Abstract:
An sealing gasket is shown for use in forming joints of plastic pipe. The gasket has a bulbous region which is bisected by a planar region which forms a pair of oppositely extending wing-like flaps. These features of the gasket allow it to be more reliably seated on the working mandrel used to bell a female, thermoplastic pipe end. The wing-like flap portions of the gasket form wiper surfaces for a subsequently installed male, spigot pipe end as the joint is formed.

Description:
CROSS-REFERENCE TO RELATED APPLICATION 
       [0001]    The present application claims priority from earlier filed provisional application Ser. No. 60/933,542, filed Jun. 6, 2007, entitled “Plastic Pipe Gasket and Process for Belling Plastic Pipe,” by inventors Gerardo Darce and Randall Chinchilla. 
     
    
     BACKGROUND OF THE INVENTION 
       [0002]    1. Field of the Invention 
         [0003]    The present invention relates generally to sealing systems for thermoplastic pipes and, more specifically, to an improved pipe gasket and to an improved belling process for installing a gasket in a socket end of a thermoplastic pipe. 
         [0004]    2. Description of the Prior Art 
         [0005]    Pipes formed from thermoplastic materials including polyethylene and PVC are used in a variety of industries. In forming a joint between sections of pipe, the spigot or male pipe end is inserted within the female or socket pipe end. An annular, elastomeric ring or gasket is typically seated within a groove formed in the socket end of the thermoplastic pipe. As the spigot is inserted within the socket, the gasket provides the major seal capacity for the joint. It is critical, during the installation process, that the gasket not be able to twist or flip since a displaced or dislocated gasket will adversely affect the ultimate sealing capacity of the joint. 
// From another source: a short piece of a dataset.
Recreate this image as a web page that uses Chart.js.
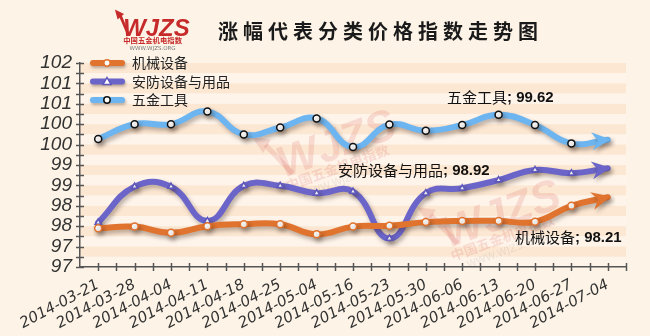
<!DOCTYPE html>
<html>
<head>
<meta charset="utf-8">
<script src="https://cdn.jsdelivr.net/npm/chart.js@4"></script>
<style>
  html, body { margin: 0; padding: 0; background: #FDF4E7; }
  #wrap { width: 650px; height: 336px; position: relative; }
</style>
</head>
<body>
<div id="wrap"><canvas id="myChart" width="650" height="336"></canvas></div>
<script>
// datos
const dates = ['2014-03-21','2014-03-28','2014-04-04','2014-04-11','2014-04-18','2014-04-25','2014-05-04',
  '2014-05-16','2014-05-23','2014-05-30','2014-06-06','2014-06-13','2014-06-20','2014-06-27','2014-07-04'];
const jixie  = [97.45, 97.49, 97.34, 97.50, 97.55, 97.55, 97.30, 97.49, 97.51, 97.60, 97.63, 97.63, 97.61, 98.00, 98.21];
const anfang = [97.59, 98.47, 98.47, 97.63, 98.49, 98.49, 98.31, 98.35, 97.20, 98.31, 98.43, 98.63, 98.88, 98.80, 98.92];
const wujin  = [99.64, 100.00, 100.00, 100.31, 99.75, 99.92, 100.14, 99.44, 99.99, 99.84, 99.98, 100.23, 99.98, 99.53, 99.62];
const seriesNames = ['机械设备', '安防设备与用品', '五金工具'];
const yTickLabels = ['97','97','98','98','99','99','100','100','101','101','102'];
const title = '涨幅代表分类价格指数走势图';

const colors = ['#E0732E', '#6B65C9', '#6DB5F0'];
const markerBorder = ['#E0732E', '#5E58BE', '#111111'];
const markerStyle = ['circle', 'triangle', 'circle'];
const cjk = '"Noto Sans CJK SC", sans-serif';

function radii(n) {
  const r = [];
  for (let i = 0; i < n; i++) r.push(i === n - 1 ? 0 : 3.5);
  return r;
}

const allData = [jixie, anfang, wujin];
const datasets = allData.map((d, i) => ({
  label: seriesNames[i],
  data: d,
  borderColor: colors[i],
  borderWidth: 6,
  borderCapStyle: 'round',
  borderJoinStyle: 'round',
  tension: 0.45,
  pointStyle: markerStyle[i],
  pointRadius: radii(d.length),
  pointBackgroundColor: '#ffffff',
  pointBorderColor: markerBorder[i],
  pointBorderWidth: 1.5
}));

// fondo, franjas, sombras, flechas, textos
const decoPlugin = {
  id: 'deco',
  beforeDraw(chart) {
    const ctx = chart.ctx;
    const a = chart.chartArea;
    const y = chart.scales.y;
    ctx.save();
    ctx.fillStyle = '#FDF4E7';
    ctx.fillRect(0, 0, chart.width, chart.height);
    let k = 0;
    for (let v = 101.5; v > 96.5; v -= 0.25) {
      const y1 = y.getPixelForValue(v);
      const y2 = y.getPixelForValue(v - 0.25);
      ctx.fillStyle = k % 2 === 0 ? '#FCE7D3' : '#FEF4EA';
      ctx.fillRect(a.left, y1, a.right - a.left, y2 - y1);
      k++;
    }
    // marca de agua
    drawLogo(ctx, 320, 145, 1.7, 0.13, -0.35);
    drawLogo(ctx, 485, 215, 1.7, 0.13, -0.35);
    ctx.restore();
  },
  beforeDatasetDraw(chart) {
    const ctx = chart.ctx;
    ctx.save();
    ctx.shadowColor = 'rgba(60,40,30,0.35)';
    ctx.shadowBlur = 4;
    ctx.shadowOffsetX = 2;
    ctx.shadowOffsetY = 3;
  },
  afterDatasetDraw(chart, args) {
    const ctx = chart.ctx;
    const meta = args.meta;
    const pts = meta.data;
    const last = pts[pts.length - 1];
    let dx = last.x - (last.cp1x !== undefined ? last.cp1x : pts[pts.length - 2].x);
    let dy = last.y - (last.cp1y !== undefined ? last.cp1y : pts[pts.length - 2].y);
    const len = Math.sqrt(dx * dx + dy * dy) || 1;
    dx /= len; dy /= len;
    const nx = -dy, ny = dx;
    const tx = last.x + dx * 3, ty = last.y + dy * 3;
    ctx.fillStyle = colors[args.index];
    ctx.beginPath();
    ctx.moveTo(tx, ty);
    ctx.lineTo(tx - dx * 19 + nx * 9, ty - dy * 19 + ny * 9);
    ctx.lineTo(tx - dx * 13, ty - dy * 13);
    ctx.lineTo(tx - dx * 19 - nx * 9, ty - dy * 19 - ny * 9);
    ctx.closePath();
    ctx.fill();
    ctx.restore();
  },
  afterDraw(chart) {
    const ctx = chart.ctx;
    const a = chart.chartArea;
    const x = chart.scales.x;
    const y = chart.scales.y;
    ctx.save();
    // marcas de los ejes
    ctx.strokeStyle = '#555';
    ctx.lineWidth = 1.5;
    ctx.beginPath();
    for (let v = 96.5; v <= 101.51; v += 0.25) {
      const py = Math.round(y.getPixelForValue(v)) + 0.5;
      ctx.moveTo(a.left - 4, py);
      ctx.lineTo(a.left + 4, py);
    }
    const half = (x.getPixelForValue(1) - x.getPixelForValue(0)) / 2;
    for (let i = 0; i < dates.length; i++) {
      const px1 = Math.round(x.getPixelForValue(i)) + 0.5;
      const px2 = Math.round(x.getPixelForValue(i) + half) + 0.5;
      ctx.moveTo(px1, a.bottom - 4); ctx.lineTo(px1, a.bottom + 4);
      ctx.moveTo(px2, a.bottom - 4); ctx.lineTo(px2, a.bottom + 4);
    }
    ctx.stroke();

    // titulo
    ctx.fillStyle = '#1a1a1a';
    ctx.font = 'bold 20px ' + cjk;
    ctx.letterSpacing = '5px';
    ctx.textBaseline = 'middle';
    ctx.textAlign = 'left';
    ctx.fillText(title, 218, 31);
    ctx.letterSpacing = '0px';

    drawLogo(ctx, 148, 26, 0.92, 1, 0);

    // leyenda
    chart.data.datasets.forEach((ds, i) => {
      const ly = 63 + i * 18.5;
      ctx.save();
      ctx.shadowColor = 'rgba(60,40,30,0.35)';
      ctx.shadowBlur = 3;
      ctx.shadowOffsetX = 1;
      ctx.shadowOffsetY = 2;
      ctx.strokeStyle = colors[i];
      ctx.lineWidth = 6;
      ctx.lineCap = 'round';
      ctx.beginPath();
      ctx.moveTo(93, ly);
      ctx.lineTo(122, ly);
      ctx.stroke();
      ctx.restore();
      ctx.fillStyle = '#fff';
      ctx.strokeStyle = markerBorder[i];
      ctx.lineWidth = 1.5;
      ctx.beginPath();
      if (markerStyle[i] === 'triangle') {
        ctx.moveTo(107, ly - 4); ctx.lineTo(111, ly + 3); ctx.lineTo(103, ly + 3); ctx.closePath();
      } else {
        ctx.arc(107, ly, 3.2, 0, Math.PI * 2);
      }
      ctx.fill();
      ctx.stroke();
      ctx.fillStyle = '#222';
      ctx.font = '14px ' + cjk;
      ctx.textBaseline = 'middle';
      ctx.fillText(ds.label, 132, ly);
    });

    // etiquetas finales
    const notes = [[515, 237], [338, 170], [447, 97]];
    allData.forEach((d, i) => {
      const name = seriesNames[i];
      ctx.font = '15px ' + cjk;
      ctx.fillStyle = '#111';
      ctx.textBaseline = 'middle';
      ctx.fillText(name, notes[i][0], notes[i][1]);
      const w = ctx.measureText(name).width;
      ctx.font = 'bold 15px "Liberation Sans", Arial, sans-serif';
      ctx.fillText('; ' + d[d.length - 1].toFixed(2), notes[i][0] + w, notes[i][1] + 1);
    });
    ctx.restore();
  }
};

function drawLogo(ctx, cx, cy, s, alpha, rot) {
  ctx.save();
  ctx.translate(cx, cy);
  ctx.rotate(rot);
  ctx.scale(s, s);
  ctx.globalAlpha = alpha;
  ctx.fillStyle = '#C62A2A';
  ctx.strokeStyle = '#C62A2A';
  // flecha del logo
  ctx.lineWidth = 3;
  ctx.beginPath();
  ctx.moveTo(-21, 10);
  ctx.lineTo(-30, -11);
  ctx.stroke();
  ctx.beginPath();
  ctx.moveTo(-36, -18);
  ctx.lineTo(-26, -13);
  ctx.lineTo(-33, -7);
  ctx.closePath();
  ctx.fill();
  ctx.font = 'italic bold 26px "Liberation Sans Narrow", "Liberation Sans", sans-serif';
  ctx.textAlign = 'left';
  ctx.textBaseline = 'alphabetic';
  ctx.fillText('WJZS', -27, 11);
  ctx.font = 'bold 8px ' + cjk;
  ctx.textAlign = 'center';
  ctx.fillText('中国五金机电指数', 5, 19);
  ctx.fillStyle = '#777';
  ctx.font = '6px "DejaVu Sans", sans-serif';
  ctx.fillText('WWW.WJZS.ORG', 5, 26);
  ctx.restore();
}

const ctx = document.getElementById('myChart');

new Chart(ctx, {
  type: 'line',
  data: {
    labels: dates,
    datasets: datasets
  },
  options: {
    responsive: false,
    animation: false,
    devicePixelRatio: 1,
    layout: { padding: { top: 63, right: 24, left: 0, bottom: 0 } },
    plugins: {
      legend: { display: false },
      tooltip: { enabled: false }
    },
    scales: {
      x: {
        type: 'category',
        offset: true,
        grid: { display: false, drawTicks: false },
        border: { display: true, color: '#555', width: 1.5 },
        ticks: {
          autoSkip: false,
          minRotation: 28,
          maxRotation: 28,
          padding: 9,
          color: '#333',
          font: { family: '"DejaVu Sans", sans-serif', size: 15, style: 'italic' }
        },
        afterFit(scale) { scale.height = 69; }
      },
      y: {
        min: 96.5,
        max: 101.5,
        grid: { display: false, drawTicks: false },
        border: { display: true, color: '#555', width: 1.5 },
        ticks: {
          autoSkip: false,
          stepSize: 0.5,
          padding: 8,
          color: '#333',
          font: { family: '"Liberation Sans Narrow", "Liberation Sans", sans-serif', size: 19, style: 'italic' },
          callback: (value, index) => yTickLabels[index]
        },
        afterFit(scale) { scale.width = 80; }
      }
    }
  },
  plugins: [decoPlugin]
});
</script>
</body>
</html>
         [0006]    In the early 1970&#39;s, a new technology was developed by Rieber &amp; Son of Bergen, Norway, referred to in the industry as the “Rieber Joint.” The Rieber system employed a combined mould element and sealing ring for sealing a joint between the socket end and spigot end of two cooperating pipes formed from thermoplastic materials. In the Rieber process, the elastomeric gasket was inserted within an internal groove in the socket end of the female pipe as the female or belling end was simultaneously being formed. The provision of a prestressed and anchored elastomeric gasket during the belling process at the pipe factory provided an improved socket end for a pipe joint with a sealing gasket which would not twist or flip or otherwise allow impurities to enter the sealing zones of the joint. These features increased the reliability of the joint and decreased the risk of leaks or possible failure due to abrasion or other factors. The Rieber process is described in the following issued U.S. Pat. Nos. 4,120,521; 4,061,459; 4,030,872; 3,965,715; 3,929,958; 3,887,992; 3,884,612; and 3,776,682. 
         [0007]    In the Rieber process, the gasket is installed in a circumferential groove provided upon the working surface of a mandrel and abuts a backup collar which helps to position and retain the gasket during the subsequent belling operation. It is critical that the gasket be properly positioned on the forming mandrel and that the gasket not ride over the backup collar during the belling process. 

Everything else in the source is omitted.